A final mistake is assuming trust is created only by moderation copy. Trust is also shaped by infrastructure choices, operational transparency, and the visible care you put into platform design. That broader perspective is worth keeping in mind when reviewing adjacent trust signals, such as in Data Center Design as a Trust Signal: How Transparency Prevents Local Backlash.
When to revisit
Community policy should be treated as a living document, not a one-time launch task. Revisit it on a schedule and after meaningful change.
Review before seasonal planning cycles. If your community has predictable surges around product launches, school breaks, fandom events, or holiday campaigns, run a policy check before volume rises. Confirm staffing, escalation paths, and feature-specific rules.

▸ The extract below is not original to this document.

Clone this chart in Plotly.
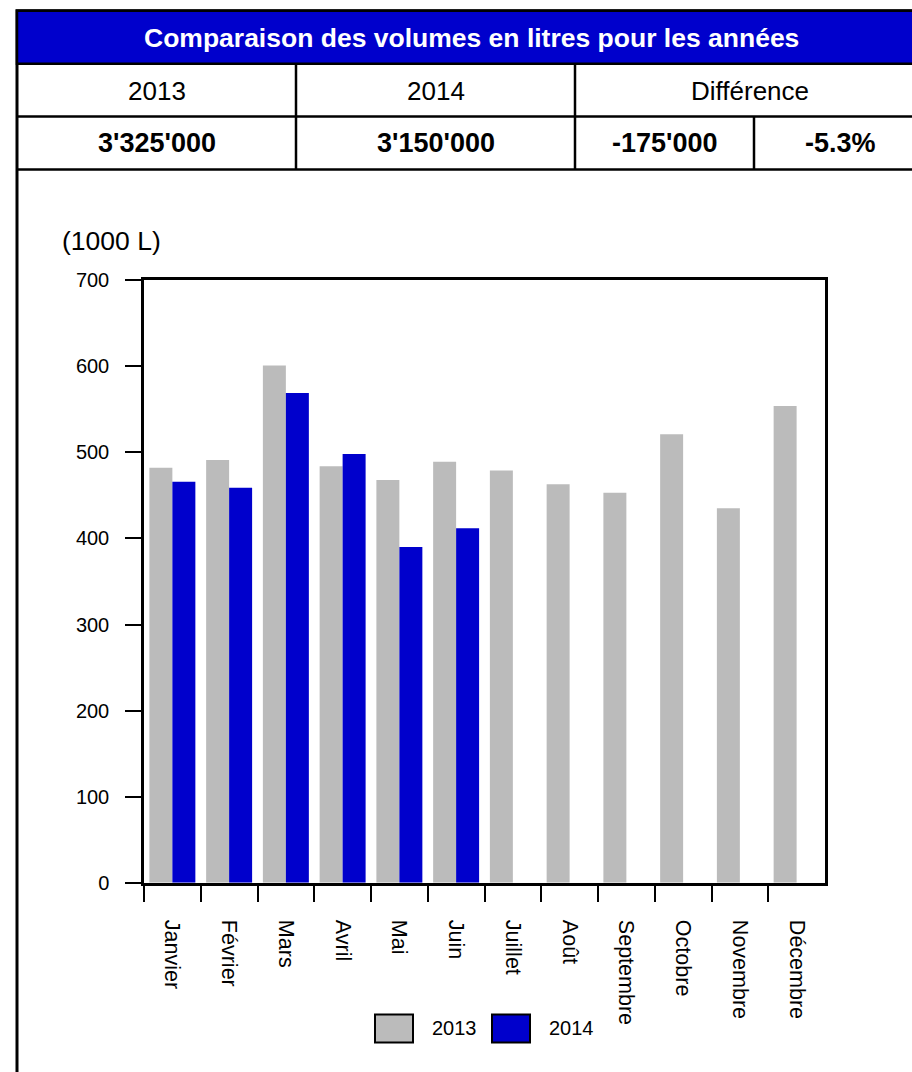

Review when workflows or tools change. New moderation vendors, AI triage tools, report queues, or internal escalation systems can change how rules are applied. Update documentation so policy and operations stay aligned.
Review when you add features. New comments, reposts, DMs, group tools, voice notes, livestream chat, or creator monetization features all create fresh safety questions.
Review after major incidents. If you see brigading, impersonation waves, coordinated trolling, or a pattern of appeal reversals, your policy likely needs refinement.
Review when users are confused. A rise in “why was this removed?” feedback often signals a clarity problem, not just an enforcement problem.
For a practical update routine, use this five-step checklist:
- Pull the last three months of difficult moderation cases.
- Group them by policy gap, wording issue, or workflow failure.
- Revise public language only where a real ambiguity exists.
- Update moderator examples and sanction guidance to match.
- Publish a short change note so users understand what changed.
If you do that consistently, your community guidelines template becomes more than a static page. It becomes a maintenance tool for safety, clarity, and trust across your social blogging platform or creator community platform. That is the real goal: not stricter rules for their own sake, but a policy system that helps good users participate confidently and helps moderators act with less guesswork.